千葉大学の綿 智理氏(大学院博士前期課程2年)と橋本卓也特任准教授(千葉ヨウ素資源イノベーションセンター)らの研究グループは、千葉で多く産出される天然資源のヨウ素を利用した新しい有機合成法の開発に成功した。創薬から基礎的な学術研究まで幅広く利用可能という。
1,2-アミノアルコールは低分子医薬品の世界売上で上位の重要な分子骨格。この分子の有機合成法に、安価で入手容易なアルケンという物質を基に合成するアルケンのアミノオキシ化があり、最も合理的な方法の一つ。この合成法にはオスミウム触媒を用いる方法が著名だが、オスミウム金属が高価で毒性があり医薬品開発に実用化されていなかった。
千葉大学では2018年に千葉ヨウ素資源イノベーションセンターを開所。千葉県が世界産出量の約4分の1を占める重要な天然資源のヨウ素の有効活用を目指した研究開発を行っている。
この知見を活かし、本研究グループはオスミウムを安価で低毒性なヨウ素に置き換える研究に取り組んできた。

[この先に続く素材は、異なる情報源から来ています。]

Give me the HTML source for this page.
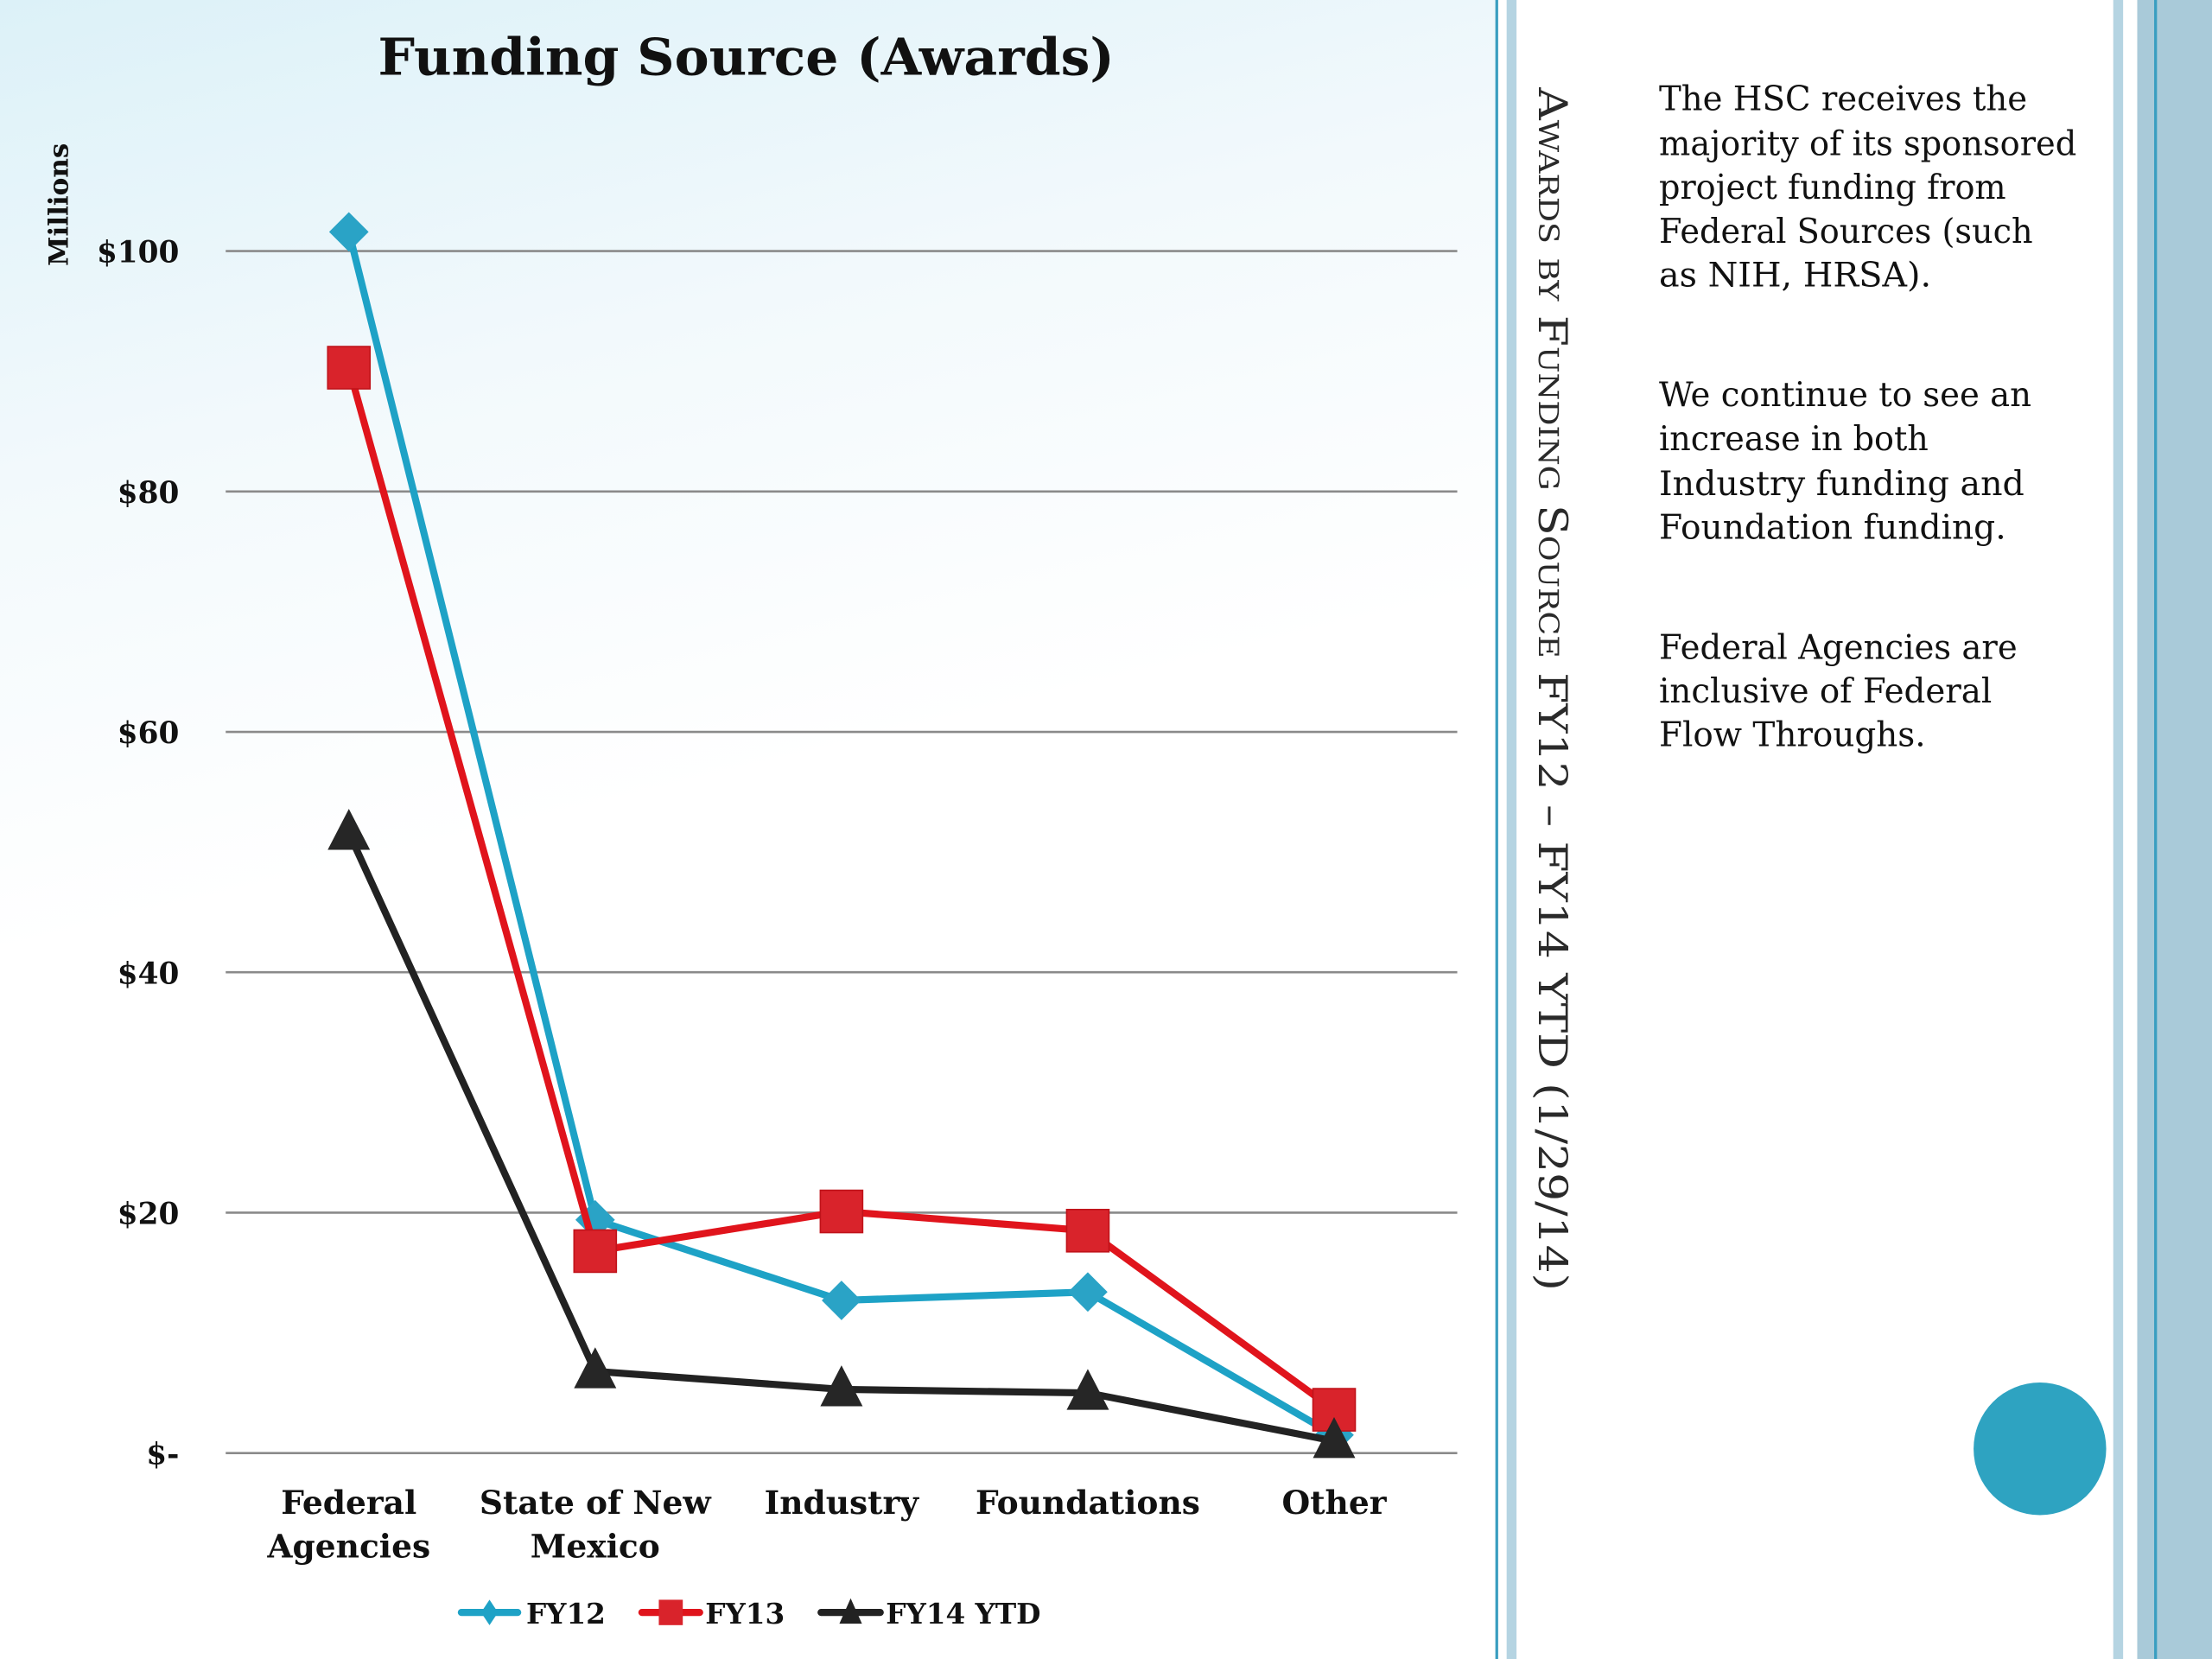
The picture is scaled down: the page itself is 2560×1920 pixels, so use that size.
<!DOCTYPE html>
<html><head><meta charset="utf-8"><style>html,body{margin:0;padding:0;background:#fff}svg{display:block}</style></head>
<body>
<svg xmlns="http://www.w3.org/2000/svg" width="2560" height="1920" viewBox="0 0 1568 1176" font-family="'DejaVu Serif','Liberation Serif',serif">
<defs>
<linearGradient id="bg" x1="0" y1="0" x2="0.12" y2="0.55">
<stop offset="0" stop-color="#dcf1f8"/><stop offset="0.5" stop-color="#f2f9fc"/><stop offset="1" stop-color="#ffffff"/>
</linearGradient>
</defs>
<rect x="0" y="0" width="1062" height="1176" fill="url(#bg)"/>
<rect x="1062" y="0" width="506" height="1176" fill="#fff"/>
<rect x="1060" y="0" width="2" height="1176" fill="#3a9ec0"/>
<rect x="1068" y="0" width="7" height="1176" fill="#b5d4e2"/>
<rect x="1498" y="0" width="7" height="1176" fill="#b5d4e2"/>
<rect x="1515" y="0" width="53" height="1176" fill="#a9cad9"/>
<rect x="1527" y="0" width="2" height="1176" fill="#3a9ec0"/>
<circle cx="1446" cy="1027" r="47" fill="#2ea3c1"/>

<text x="529" y="53" text-anchor="middle" font-size="36" font-weight="bold" textLength="522" lengthAdjust="spacingAndGlyphs" fill="#111">Funding Source (Awards)</text>
<text transform="translate(48,145) rotate(-90)" text-anchor="middle" font-size="19" font-weight="bold" fill="#111">Millions</text>

<g id="grid"></g>
<g id="yticks"></g>
<g id="xticks"></g>
<g id="series"></g>

<g font-size="20" font-weight="bold" fill="#111">
<g>
<line x1="327" y1="1143" x2="367" y2="1143" stroke="#1ea2c6" stroke-width="5" stroke-linecap="round"/>
<path d="M347 1134 L353 1143 L347 1152 L341 1143Z" fill="#1ea2c6"/>
<text x="373" y="1151">FY12</text></g>
<g>
<line x1="455" y1="1143" x2="496" y2="1143" stroke="#e0141c" stroke-width="5" stroke-linecap="round"/>
<rect x="467" y="1134" width="17" height="18" fill="#d9232b"/>
<text x="500" y="1151">FY13</text></g>
<g>
<line x1="582" y1="1143" x2="624" y2="1143" stroke="#222" stroke-width="5" stroke-linecap="round"/>
<path d="M603 1133 L611 1151 L595 1151Z" fill="#222"/>
<text x="628" y="1151">FY14 YTD</text></g>
</g>

<text transform="translate(1091,62) rotate(90)" font-size="28" fill="#2a2a2a" style="font-variant:small-caps" textLength="853" lengthAdjust="spacingAndGlyphs">Awards by Funding Source FY12 – FY14 YTD (1/29/14)</text>

<g font-size="24" fill="#111">
<text x="1176" y="78" textLength="261" lengthAdjust="spacingAndGlyphs">The HSC receives the</text>
<text x="1176" y="110" textLength="296" lengthAdjust="spacingAndGlyphs">majority of its sponsored</text>
<text x="1176" y="141" textLength="246" lengthAdjust="spacingAndGlyphs">project funding from</text>
<text x="1176" y="172" textLength="265" lengthAdjust="spacingAndGlyphs">Federal Sources (such</text>
<text x="1176" y="203" textLength="193" lengthAdjust="spacingAndGlyphs">as NIH, HRSA).</text>
<text x="1176" y="288" textLength="264" lengthAdjust="spacingAndGlyphs">We continue to see an</text>
<text x="1176" y="319" textLength="191" lengthAdjust="spacingAndGlyphs">increase in both</text>
<text x="1176" y="351" textLength="259" lengthAdjust="spacingAndGlyphs">Industry funding and</text>
<text x="1176" y="382" textLength="246" lengthAdjust="spacingAndGlyphs">Foundation funding.</text>
<text x="1176" y="467" textLength="254" lengthAdjust="spacingAndGlyphs">Federal Agencies are</text>
<text x="1176" y="498" textLength="236" lengthAdjust="spacingAndGlyphs">inclusive of Federal</text>
<text x="1176" y="529" textLength="189" lengthAdjust="spacingAndGlyphs">Flow Throughs.</text>
</g>
</svg>
<script>
const categories = [["Federal","Agencies"],["State of New","Mexico"],["Industry"],["Foundations"],["Other"]];
const fy12 = [101.6, 19.4, 12.7, 13.4, 1.5];
const fy13 = [90.3, 16.8, 20.1, 18.5, 3.6];
const fy14 = [51.6, 6.8, 5.3, 5.0, 1.0];
const yTicks = [0, 20, 40, 60, 80, 100];
const yTickLabels = ["$-", "$20", "$40", "$60", "$80", "$100"];

const NS = "http://www.w3.org/2000/svg";
const plotL = 160, plotR = 1033, y0 = 1030, y100 = 178;
function yScale(v){ return y0 - (v/100)*(y0-y100); }
function xScale(i){ const step=(plotR-plotL)/categories.length; return plotL + step*(i+0.5); }
function mk(tag, attrs, parent){ const e=document.createElementNS(NS,tag); for(const k in attrs) e.setAttribute(k,attrs[k]); parent.appendChild(e); return e; }

const grid=document.getElementById('grid'), yt=document.getElementById('yticks'), xt=document.getElementById('xticks'), ser=document.getElementById('series');
yTicks.forEach((v,i)=>{
  const l=mk('line',{x1:plotL,x2:plotR,y1:yScale(v),y2:yScale(v),stroke:'#8a8a8a','stroke-width':1.6},grid);
  
  
  const t=mk('text',{x:127,y:yScale(v)+8,'text-anchor':'end','font-size':21,'font-weight':'bold',fill:'#111'},yt);
  
  
  t.textContent=yTickLabels[i];
});
categories.forEach((c,i)=>{
  c.forEach((line,j)=>{
    const t=mk('text',{x:xScale(i),y:1073+j*31,'text-anchor':'middle','font-size':23,'font-weight':'bold',fill:'#111'},xt);
    
    
    t.textContent=line;
  });
});
function drawSeries(vals,color,marker,name,mcolor){
  const g=mk('g',{},ser);
  
  
  const pts=vals.map((v,i)=>xScale(i)+','+yScale(v)).join(' ');
  const pl=mk('polyline',{points:pts,fill:'none',stroke:color,'stroke-width':5,'stroke-linejoin':'round'},g);
  
  
  vals.forEach((v,i)=>{
    const x=xScale(i), y=yScale(v); let m;
    if(marker==='diamond') m=mk('path',{d:`M${x} ${y-14} L${x+14} ${y} L${x} ${y+14} L${x-14} ${y}Z`,fill:mcolor},g);
    else if(marker==='square') m=mk('rect',{x:x-15,y:y-15,width:30,height:30,fill:mcolor,stroke:'#c0131a','stroke-width':1},g);
    else m=mk('path',{d:`M${x} ${y-17} L${x+15} ${y+12} L${x-15} ${y+12}Z`,fill:mcolor},g);
    
    
  });
}
drawSeries(fy12,'#1ea2c6','diamond','series-fy12','#2aa3c6');
drawSeries(fy13,'#e0141c','square','series-fy13','#d9232b');
drawSeries(fy14,'#222222','triangle','series-fy14','#262626');
</script>
</body></html>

研究成功のカギは、独自に開発した「N-(フルオロスルホニル)カルバミン酸エステル」という、アルケンに窒素と酸素を与える新試薬。日本の研究が世界をリードしてきた有機ヨウ素触媒化学の知見を活用し、基質にその試薬を混合し、ヨウ素触媒でアルケンから欲しい構造の1,2-アミノアルコールだけを効率的に合成できた。
これにより、従来の技術では触媒の毒性が高く実用化できなかった合成法が、安価で低毒性なヨウ素触媒を用いて可能となった。医薬品に汎用される主要な構造を効率的に得られるため、今後の創薬研究において医薬候補品の簡単で迅速な合成を可能にする技術として期待される。